3.2. Dielectric Loss Properties

To further explore the influence of the introduction of TiC-Ti₃SiC₂ bilayered coating on the microwave absorbing performance of the SiC fibers, the complex permittivity and permeability of SiC fibers within a frequency of 2–18 GHz were evaluated. Because all the samples are non-magnetic, the magnetic responses are so weak that they could be neglected. Therefore, dielectric loss plays a dominant role in microwave absorbing properties.

Figure 3a,b display the frequency dependence of the real (ε′) and imaginary (ε″) parts of the relative complex permittivity of the SiC fibers, respectively.

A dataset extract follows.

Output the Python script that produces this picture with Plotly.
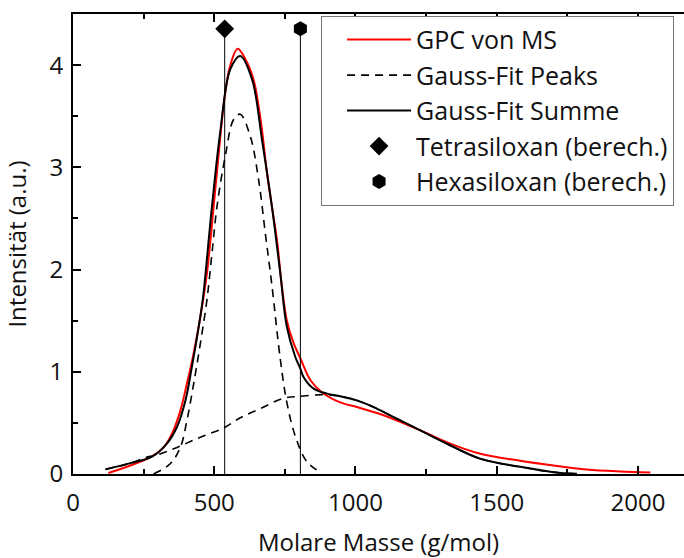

For the pristine SiC in the tested region, with the increase in frequency, the ε′ value decreased from 4.8 to 2.8, while the ε″ value fluctuates around 1. The ε′ values of the S900 and S1000 were found to be significantly improved compared to S0, while the ε′ values of S1100 and S1200 were lower than that of S0. The enhancement of permittivity of the SiC fibers indicates the increased ability of electric energy storage. Generally, higher ε″ values are expected for absorbers. The ε″ value plots of the samples from S0 to S1200 are displayed in Figure 3b. The ε″ values of S1000 were the highest among those of the samples with the ε″ value of 9.8. Another important feature that should be noticed is that an obvious frequency dispersion phenomenon (or in other words, obvious fluctuation of the dielectric spectrum at specific frequencies) could be observed, especially for the samples of S900 and S1100. Obvious frequency dispersion is favorable for microwave attenuation. Owing to the good electrical conductivity of TiC, many conductivity paths for electrons can be formed at the surface of fibers. In addition, the TiC layer means more defects in the interface structure which results in generating sufficient interface polarization and increased dipole polarization in the fibers. Both of these factors contribute to the increased permittivity of SiC fibers. Figure 3c displays the plots of the tanδe (tanδe = ε″/ε′) vs. frequency for all samples. The tanδe of S900 and S1000 are higher than that of S0, corresponding to the superior electromagnetic wave attention capability. Figure 3d shows the attenuation constants of electromagnetic waves in the SiC fibers, which is obtained through the following equation [28]:

(1)$a=\frac{\sqrt{2}\pi f}{c}\sqrt{\left({\mu }^{″}{\epsilon }^{″}-{\mu }^{\prime }{\epsilon }^{\prime }\right)+\sqrt{{\left({\mu }^{″}{\epsilon }^{″}-{\mu }^{\prime }{\epsilon }^{\prime }\right)}^2+{\left({\mu }^{\prime }{\epsilon }^{″}+{\mu }^{″}{\epsilon }^{\prime }\right)}^2}}$

The results are consistent with Figure 3c. The samples of S900 and S1100 show quite strong dielectric loss properties, among others.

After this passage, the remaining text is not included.